**Data shown:**

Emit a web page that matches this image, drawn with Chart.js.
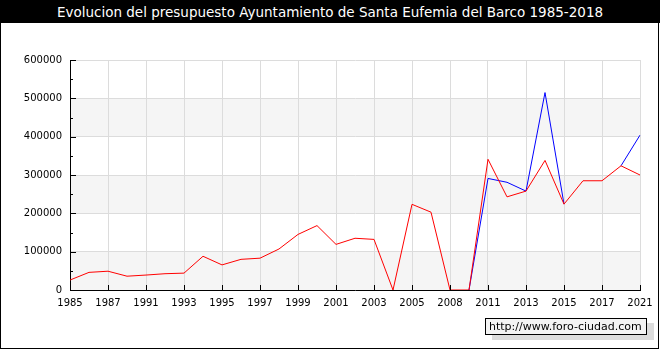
<!DOCTYPE html>
<html>
<head>
<meta charset="utf-8">
<script src="https://cdn.jsdelivr.net/npm/chart.js@4/dist/chart.umd.min.js"></script>
<style>
  body { margin: 0; background: #fff; }
  #wrap { position: relative; width: 660px; height: 350px; overflow: hidden; }
  #title {
    position: absolute; left: 0; top: 0; width: 660px; height: 22px; padding-top: 1px;
    background: #000; color: #fff; text-align: center;
    font: 13.5px "DejaVu Sans", sans-serif; line-height: 22px;
  }
  #frame {
    position: absolute; left: 0; top: 0; width: 659px; height: 349px;
    border: 1px solid #000; box-sizing: border-box; pointer-events: none;
  }
  #mark {
    position: absolute; left: 485px; top: 318px; width: 157px; height: 15px;
    border: 1px solid #000; background: #f3f3f3; box-shadow: 7px 5px 0 #dcdcdc;
    font: 11px "DejaVu Sans", sans-serif; line-height: 15px; color: #000;
    padding-left: 3px; box-sizing: content-box;
  }
  canvas { position: absolute; left: 0; top: 0; }
</style>
</head>
<body>
<div id="wrap">
  <canvas id="chart" width="660" height="350"></canvas>
  <div id="title">Evolucion del presupuesto Ayuntamiento de Santa Eufemia del Barco 1985-2018</div>
  <div id="frame"></div>
  <div id="mark">http://www.foro-ciudad.com</div>
</div>
<script>
// años (solo se rotula uno de cada dos)
const years = ['1985','1986','1987','1989','1991','1992','1993','1994','1995','1996',
  '1997','1998','1999','2000','2001','2002','2003','2004','2005','2006',
  '2008','2010','2011','2012','2013','2014','2015','2016','2017','2019','2021'];

// serie roja
const ingresos = [26000, 46000, 49000, 36000, 39000, 42500, 44000, 88000, 65500, 80000,
  83000, 107000, 145000, 168000, 119000, 135000, 132000, 0, 223500, 203000,
  0, 0, 341000, 243000, 258000, 338000, 224000, 285000, 285000, 324000, 300000];

// serie azul (casi siempre debajo de la roja)
const gastos = [26000, 46000, 49000, 36000, 39000, 42500, 44000, 88000, 65500, 80000,
  83000, 107000, 145000, 168000, 119000, 135000, 132000, 0, 223500, 203000,
  0, 0, 291000, 281000, 258000, 515000, 224000, 285000, 285000, 324000, 404000];

const yTicks = [0, 100000, 200000, 300000, 400000, 500000, 600000];
const bandas = [[0, 100000], [200000, 300000], [400000, 500000]];

const FONT = { family: 'DejaVu Sans', size: 10 };

const bandPlugin = {
  id: 'bands',
  beforeDraw(chart) {
    const { ctx, chartArea: a, scales: { y } } = chart;
    ctx.save();
    ctx.fillStyle = '#f5f5f5';
    bandas.forEach(([lo, hi]) => {
      const t = y.getPixelForValue(hi), b = y.getPixelForValue(lo);
      ctx.fillRect(a.left, t, a.right - a.left, b - t);
    });
    ctx.restore();
  }
};

// marcas hacia dentro del área
const tickPlugin = {
  id: 'innerTicks',
  afterDraw(chart) {
    const { ctx, chartArea: a, scales: { x, y } } = chart;
    ctx.save();
    ctx.strokeStyle = '#000';
    ctx.lineWidth = 1;
    ctx.beginPath();
    for (let v = 0; v <= 600000; v += 50000) {
      const py = Math.round(y.getPixelForValue(v)) + 0.5;
      const len = v % 100000 === 0 ? 6 : 3;
      ctx.moveTo(a.left, py);
      ctx.lineTo(a.left + len, py);
    }
    x.ticks.forEach((t, i) => {
      const px = Math.round(x.getPixelForTick(i)) + 0.5;
      ctx.moveTo(px, a.bottom);
      ctx.lineTo(px, a.bottom - 5);
    });
    ctx.stroke();
    ctx.restore();
  }
};

// el azul queda oculto donde coincide con el rojo
const mismoTramo = c => gastos[c.p0DataIndex] === ingresos[c.p0DataIndex] &&
  gastos[c.p1DataIndex] === ingresos[c.p1DataIndex];

new Chart(document.getElementById('chart'), {
  type: 'line',
  data: {
    labels: years,
    datasets: [
      { data: ingresos, borderColor: '#ff0000', borderWidth: 1, pointRadius: 0, tension: 0, fill: false, order: 0 },
      { data: gastos, borderColor: '#0000ff', borderWidth: 1, pointRadius: 0, tension: 0, fill: false, order: 1,
        segment: { borderColor: c => mismoTramo(c) ? 'rgba(0,0,0,0)' : undefined } }
    ]
  },
  options: {
    responsive: false,
    animation: false,
    layout: { padding: { top: 60, right: 20, left: 0, bottom: 0 } },
    plugins: { legend: { display: false }, tooltip: { enabled: false } },
    scales: {
      x: {
        type: 'category',
        grid: { color: '#dcdcdc', drawTicks: false },
        border: { color: '#000' },
        ticks: { autoSkip: false, maxRotation: 0, color: '#000', font: FONT, padding: 7 },
        afterBuildTicks: s => { s.ticks = s.ticks.filter((t, i) => i % 2 === 0); },
        afterFit: s => { s.height = 60; }
      },
      y: {
        min: 0, max: 600000,
        grid: { color: '#dcdcdc', drawTicks: false },
        border: { color: '#000' },
        ticks: { stepSize: 100000, color: '#000', font: FONT, padding: 8, callback: v => String(v) },
        afterBuildTicks: s => { s.ticks = yTicks.map(v => ({ value: v })); },
        afterFit: s => { s.width = 70; }
      }
    }
  },
  plugins: [bandPlugin, tickPlugin]
});
</script>
</body>
</html>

**Work to complete:**
In the copy, include no pictures; restate the listing above exactly.

**Task output:**
Emit a web page that matches this image, drawn with Chart.js.
<!DOCTYPE html>
<html>
<head>
<meta charset="utf-8">
<script src="https://cdn.jsdelivr.net/npm/chart.js@4/dist/chart.umd.min.js"></script>
<style>
  body { margin: 0; background: #fff; }
  #wrap { position: relative; width: 660px; height: 350px; overflow: hidden; }
  #title {
    position: absolute; left: 0; top: 0; width: 660px; height: 22px; padding-top: 1px;
    background: #000; color: #fff; text-align: center;
    font: 13.5px "DejaVu Sans", sans-serif; line-height: 22px;
  }
  #frame {
    position: absolute; left: 0; top: 0; width: 659px; height: 349px;
    border: 1px solid #000; box-sizing: border-box; pointer-events: none;
  }
  #mark {
    position: absolute; left: 485px; top: 318px; width: 157px; height: 15px;
    border: 1px solid #000; background: #f3f3f3; box-shadow: 7px 5px 0 #dcdcdc;
    font: 11px "DejaVu Sans", sans-serif; line-height: 15px; color: #000;
    padding-left: 3px; box-sizing: content-box;
  }
  canvas { position: absolute; left: 0; top: 0; }
</style>
</head>
<body>
<div id="wrap">
  <canvas id="chart" width="660" height="350"></canvas>
  <div id="title">Evolucion del presupuesto Ayuntamiento de Santa Eufemia del Barco 1985-2018</div>
  <div id="frame"></div>
  <div id="mark">http://www.foro-ciudad.com</div>
</div>
<script>
// años (solo se rotula uno de cada dos)
const years = ['1985','1986','1987','1989','1991','1992','1993','1994','1995','1996',
  '1997','1998','1999','2000','2001','2002','2003','2004','2005','2006',
  '2008','2010','2011','2012','2013','2014','2015','2016','2017','2019','2021'];

// serie roja
const ingresos = [26000, 46000, 49000, 36000, 39000, 42500, 44000, 88000, 65500, 80000,
  83000, 107000, 145000, 168000, 119000, 135000, 132000, 0, 223500, 203000,
  0, 0, 341000, 243000, 258000, 338000, 224000, 285000, 285000, 324000, 300000];

// serie azul (casi siempre debajo de la roja)
const gastos = [26000, 46000, 49000, 36000, 39000, 42500, 44000, 88000, 65500, 80000,
  83000, 107000, 145000, 168000, 119000, 135000, 132000, 0, 223500, 203000,
  0, 0, 291000, 281000, 258000, 515000, 224000, 285000, 285000, 324000, 404000];

const yTicks = [0, 100000, 200000, 300000, 400000, 500000, 600000];
const bandas = [[0, 100000], [200000, 300000], [400000, 500000]];

const FONT = { family: 'DejaVu Sans', size: 10 };

const bandPlugin = {
  id: 'bands',
  beforeDraw(chart) {
    const { ctx, chartArea: a, scales: { y } } = chart;
    ctx.save();
    ctx.fillStyle = '#f5f5f5';
    bandas.forEach(([lo, hi]) => {
      const t = y.getPixelForValue(hi), b = y.getPixelForValue(lo);
      ctx.fillRect(a.left, t, a.right - a.left, b - t);
    });
    ctx.restore();
  }
};

// marcas hacia dentro del área
const tickPlugin = {
  id: 'innerTicks',
  afterDraw(chart) {
    const { ctx, chartArea: a, scales: { x, y } } = chart;
    ctx.save();
    ctx.strokeStyle = '#000';
    ctx.lineWidth = 1;
    ctx.beginPath();
    for (let v = 0; v <= 600000; v += 50000) {
      const py = Math.round(y.getPixelForValue(v)) + 0.5;
      const len = v % 100000 === 0 ? 6 : 3;
      ctx.moveTo(a.left, py);
      ctx.lineTo(a.left + len, py);
    }
    x.ticks.forEach((t, i) => {
      const px = Math.round(x.getPixelForTick(i)) + 0.5;
      ctx.moveTo(px, a.bottom);
      ctx.lineTo(px, a.bottom - 5);
    });
    ctx.stroke();
    ctx.restore();
  }
};

// el azul queda oculto donde coincide con el rojo
const mismoTramo = c => gastos[c.p0DataIndex] === ingresos[c.p0DataIndex] &&
  gastos[c.p1DataIndex] === ingresos[c.p1DataIndex];

new Chart(document.getElementById('chart'), {
  type: 'line',
  data: {
    labels: years,
    datasets: [
      { data: ingresos, borderColor: '#ff0000', borderWidth: 1, pointRadius: 0, tension: 0, fill: false, order: 0 },
      { data: gastos, borderColor: '#0000ff', borderWidth: 1, pointRadius: 0, tension: 0, fill: false, order: 1,
        segment: { borderColor: c => mismoTramo(c) ? 'rgba(0,0,0,0)' : undefined } }
    ]
  },
  options: {
    responsive: false,
    animation: false,
    layout: { padding: { top: 60, right: 20, left: 0, bottom: 0 } },
    plugins: { legend: { display: false }, tooltip: { enabled: false } },
    scales: {
      x: {
        type: 'category',
        grid: { color: '#dcdcdc', drawTicks: false },
        border: { color: '#000' },
        ticks: { autoSkip: false, maxRotation: 0, color: '#000', font: FONT, padding: 7 },
        afterBuildTicks: s => { s.ticks = s.ticks.filter((t, i) => i % 2 === 0); },
        afterFit: s => { s.height = 60; }
      },
      y: {
        min: 0, max: 600000,
        grid: { color: '#dcdcdc', drawTicks: false },
        border: { color: '#000' },
        ticks: { stepSize: 100000, color: '#000', font: FONT, padding: 8, callback: v => String(v) },
        afterBuildTicks: s => { s.ticks = yTicks.map(v => ({ value: v })); },
        afterFit: s => { s.width = 70; }
      }
    }
  },
  plugins: [bandPlugin, tickPlugin]
});
</script>
</body>
</html>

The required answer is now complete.